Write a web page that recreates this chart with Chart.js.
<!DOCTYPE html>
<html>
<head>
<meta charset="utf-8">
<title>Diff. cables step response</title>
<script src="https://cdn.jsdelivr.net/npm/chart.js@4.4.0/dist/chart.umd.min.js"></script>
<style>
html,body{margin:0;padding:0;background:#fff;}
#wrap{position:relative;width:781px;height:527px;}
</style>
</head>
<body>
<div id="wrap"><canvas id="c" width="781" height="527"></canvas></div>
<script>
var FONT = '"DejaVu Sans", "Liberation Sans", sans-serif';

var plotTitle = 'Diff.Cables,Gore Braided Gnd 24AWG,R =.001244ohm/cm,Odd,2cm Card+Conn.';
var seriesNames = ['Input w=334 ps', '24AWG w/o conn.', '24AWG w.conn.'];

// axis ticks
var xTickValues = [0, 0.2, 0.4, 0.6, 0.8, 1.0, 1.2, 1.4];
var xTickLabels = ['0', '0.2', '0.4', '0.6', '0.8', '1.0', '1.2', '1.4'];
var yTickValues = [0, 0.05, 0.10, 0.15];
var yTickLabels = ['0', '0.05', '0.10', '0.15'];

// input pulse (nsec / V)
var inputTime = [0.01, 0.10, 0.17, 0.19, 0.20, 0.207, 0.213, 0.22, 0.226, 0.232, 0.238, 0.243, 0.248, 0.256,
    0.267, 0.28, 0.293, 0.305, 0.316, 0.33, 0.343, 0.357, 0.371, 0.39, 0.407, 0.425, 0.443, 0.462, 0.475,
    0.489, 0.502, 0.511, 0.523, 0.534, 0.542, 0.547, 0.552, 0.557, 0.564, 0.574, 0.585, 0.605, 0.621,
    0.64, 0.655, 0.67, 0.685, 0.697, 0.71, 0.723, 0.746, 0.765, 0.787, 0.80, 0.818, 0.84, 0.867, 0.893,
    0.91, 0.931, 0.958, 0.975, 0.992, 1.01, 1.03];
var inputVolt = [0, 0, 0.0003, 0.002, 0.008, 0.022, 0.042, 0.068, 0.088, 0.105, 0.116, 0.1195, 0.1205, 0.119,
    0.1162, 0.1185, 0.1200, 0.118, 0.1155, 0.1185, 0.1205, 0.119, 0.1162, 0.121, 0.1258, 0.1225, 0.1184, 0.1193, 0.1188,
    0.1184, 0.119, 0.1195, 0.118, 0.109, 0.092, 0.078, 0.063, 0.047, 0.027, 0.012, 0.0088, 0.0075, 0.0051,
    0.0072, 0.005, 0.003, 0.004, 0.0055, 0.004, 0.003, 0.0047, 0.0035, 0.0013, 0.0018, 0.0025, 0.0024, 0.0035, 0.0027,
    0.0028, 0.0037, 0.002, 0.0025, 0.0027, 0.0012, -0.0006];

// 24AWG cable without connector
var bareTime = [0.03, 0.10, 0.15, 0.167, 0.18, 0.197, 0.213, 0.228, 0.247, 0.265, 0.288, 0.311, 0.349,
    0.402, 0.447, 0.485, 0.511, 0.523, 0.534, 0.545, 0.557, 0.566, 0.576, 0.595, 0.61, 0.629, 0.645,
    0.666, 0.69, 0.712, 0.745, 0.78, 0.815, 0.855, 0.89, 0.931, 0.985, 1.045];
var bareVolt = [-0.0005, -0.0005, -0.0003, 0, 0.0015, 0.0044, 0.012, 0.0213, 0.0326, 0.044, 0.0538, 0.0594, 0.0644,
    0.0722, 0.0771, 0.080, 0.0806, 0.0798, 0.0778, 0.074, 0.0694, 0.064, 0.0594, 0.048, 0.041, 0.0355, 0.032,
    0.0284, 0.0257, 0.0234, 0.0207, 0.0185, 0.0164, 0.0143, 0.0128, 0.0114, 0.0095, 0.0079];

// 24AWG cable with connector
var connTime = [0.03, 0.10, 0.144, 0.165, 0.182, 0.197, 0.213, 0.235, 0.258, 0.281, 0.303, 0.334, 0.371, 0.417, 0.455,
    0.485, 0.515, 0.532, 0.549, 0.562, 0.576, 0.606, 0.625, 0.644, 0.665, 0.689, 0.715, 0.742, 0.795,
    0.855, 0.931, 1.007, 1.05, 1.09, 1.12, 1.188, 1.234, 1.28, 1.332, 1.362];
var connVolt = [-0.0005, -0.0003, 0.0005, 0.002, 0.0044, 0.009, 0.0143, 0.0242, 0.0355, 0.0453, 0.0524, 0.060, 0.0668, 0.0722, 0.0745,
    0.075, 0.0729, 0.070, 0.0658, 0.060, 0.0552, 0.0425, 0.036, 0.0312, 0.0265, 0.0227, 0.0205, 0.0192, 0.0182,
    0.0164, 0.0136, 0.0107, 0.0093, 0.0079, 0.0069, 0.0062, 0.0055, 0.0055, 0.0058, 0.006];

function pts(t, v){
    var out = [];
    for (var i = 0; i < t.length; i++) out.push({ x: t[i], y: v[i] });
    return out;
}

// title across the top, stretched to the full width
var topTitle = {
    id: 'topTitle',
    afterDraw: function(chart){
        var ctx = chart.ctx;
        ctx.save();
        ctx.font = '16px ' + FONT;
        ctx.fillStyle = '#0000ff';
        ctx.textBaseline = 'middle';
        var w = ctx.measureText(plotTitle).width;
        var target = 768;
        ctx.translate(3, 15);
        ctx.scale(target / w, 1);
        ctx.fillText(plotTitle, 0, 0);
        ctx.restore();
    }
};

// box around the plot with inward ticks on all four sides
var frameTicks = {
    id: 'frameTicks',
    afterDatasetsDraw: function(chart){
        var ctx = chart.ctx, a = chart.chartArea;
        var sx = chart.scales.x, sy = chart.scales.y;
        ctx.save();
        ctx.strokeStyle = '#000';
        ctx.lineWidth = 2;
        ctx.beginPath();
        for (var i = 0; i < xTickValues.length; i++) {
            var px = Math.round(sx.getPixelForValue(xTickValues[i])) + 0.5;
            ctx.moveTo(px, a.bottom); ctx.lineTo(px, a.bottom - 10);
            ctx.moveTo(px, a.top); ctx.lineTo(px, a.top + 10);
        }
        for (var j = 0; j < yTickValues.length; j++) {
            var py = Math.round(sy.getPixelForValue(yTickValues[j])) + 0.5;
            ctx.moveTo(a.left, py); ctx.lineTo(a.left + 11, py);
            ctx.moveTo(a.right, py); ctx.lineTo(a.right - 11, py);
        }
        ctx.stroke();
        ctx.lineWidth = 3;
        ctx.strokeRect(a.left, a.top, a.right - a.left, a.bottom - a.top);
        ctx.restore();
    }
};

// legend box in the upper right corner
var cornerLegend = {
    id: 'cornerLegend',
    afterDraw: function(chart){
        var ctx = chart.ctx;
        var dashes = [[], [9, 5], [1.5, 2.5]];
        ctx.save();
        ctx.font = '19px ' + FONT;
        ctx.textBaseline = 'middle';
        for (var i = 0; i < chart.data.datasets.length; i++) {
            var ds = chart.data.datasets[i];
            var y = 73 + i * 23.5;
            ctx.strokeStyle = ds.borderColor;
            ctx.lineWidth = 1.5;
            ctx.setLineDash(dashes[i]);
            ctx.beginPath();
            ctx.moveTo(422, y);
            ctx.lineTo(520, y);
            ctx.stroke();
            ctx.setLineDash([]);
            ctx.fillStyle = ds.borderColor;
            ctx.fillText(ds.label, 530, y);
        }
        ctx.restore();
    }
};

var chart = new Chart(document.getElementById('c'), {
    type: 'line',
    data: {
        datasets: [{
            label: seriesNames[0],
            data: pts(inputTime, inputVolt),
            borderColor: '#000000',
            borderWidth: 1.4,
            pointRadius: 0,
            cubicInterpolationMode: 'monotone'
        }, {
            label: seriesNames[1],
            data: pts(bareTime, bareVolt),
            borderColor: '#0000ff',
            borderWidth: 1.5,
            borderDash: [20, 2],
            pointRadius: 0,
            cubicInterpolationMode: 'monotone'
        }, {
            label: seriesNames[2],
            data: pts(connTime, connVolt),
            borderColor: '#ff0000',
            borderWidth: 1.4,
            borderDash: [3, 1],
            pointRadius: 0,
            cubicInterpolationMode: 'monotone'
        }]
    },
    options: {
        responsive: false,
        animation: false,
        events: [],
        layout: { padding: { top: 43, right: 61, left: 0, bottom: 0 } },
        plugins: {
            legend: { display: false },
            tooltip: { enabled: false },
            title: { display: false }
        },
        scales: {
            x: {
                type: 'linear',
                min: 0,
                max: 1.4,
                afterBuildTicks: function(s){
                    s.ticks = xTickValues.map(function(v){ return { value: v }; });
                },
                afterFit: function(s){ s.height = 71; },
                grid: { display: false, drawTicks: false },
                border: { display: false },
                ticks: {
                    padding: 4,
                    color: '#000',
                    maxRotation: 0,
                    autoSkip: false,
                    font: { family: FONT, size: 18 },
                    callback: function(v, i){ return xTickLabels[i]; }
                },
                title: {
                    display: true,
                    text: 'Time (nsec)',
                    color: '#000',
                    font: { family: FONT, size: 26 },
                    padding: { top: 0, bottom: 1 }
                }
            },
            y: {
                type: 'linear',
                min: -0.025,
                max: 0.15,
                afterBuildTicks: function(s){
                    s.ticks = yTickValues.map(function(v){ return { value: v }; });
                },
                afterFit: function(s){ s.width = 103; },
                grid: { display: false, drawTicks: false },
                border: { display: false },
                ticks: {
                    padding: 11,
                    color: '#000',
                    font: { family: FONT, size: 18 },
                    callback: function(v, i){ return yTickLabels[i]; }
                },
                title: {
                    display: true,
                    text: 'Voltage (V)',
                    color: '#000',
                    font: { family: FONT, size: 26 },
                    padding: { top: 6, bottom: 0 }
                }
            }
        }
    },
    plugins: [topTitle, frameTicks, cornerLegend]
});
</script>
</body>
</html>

EXERCISE BRIEF: All lines from the beginning of the material above through the one with "var yTickLabels = ['0', '0.05', '0.10', '0.15'];" need to be returned exactly; please return those and only those.

WORKED SOLUTION:
Write a web page that recreates this chart with Chart.js.
<!DOCTYPE html>
<html>
<head>
<meta charset="utf-8">
<title>Diff. cables step response</title>
<script src="https://cdn.jsdelivr.net/npm/chart.js@4.4.0/dist/chart.umd.min.js"></script>
<style>
html,body{margin:0;padding:0;background:#fff;}
#wrap{position:relative;width:781px;height:527px;}
</style>
</head>
<body>
<div id="wrap"><canvas id="c" width="781" height="527"></canvas></div>
<script>
var FONT = '"DejaVu Sans", "Liberation Sans", sans-serif';

var plotTitle = 'Diff.Cables,Gore Braided Gnd 24AWG,R =.001244ohm/cm,Odd,2cm Card+Conn.';
var seriesNames = ['Input w=334 ps', '24AWG w/o conn.', '24AWG w.conn.'];

// axis ticks
var xTickValues = [0, 0.2, 0.4, 0.6, 0.8, 1.0, 1.2, 1.4];
var xTickLabels = ['0', '0.2', '0.4', '0.6', '0.8', '1.0', '1.2', '1.4'];
var yTickValues = [0, 0.05, 0.10, 0.15];
var yTickLabels = ['0', '0.05', '0.10', '0.15'];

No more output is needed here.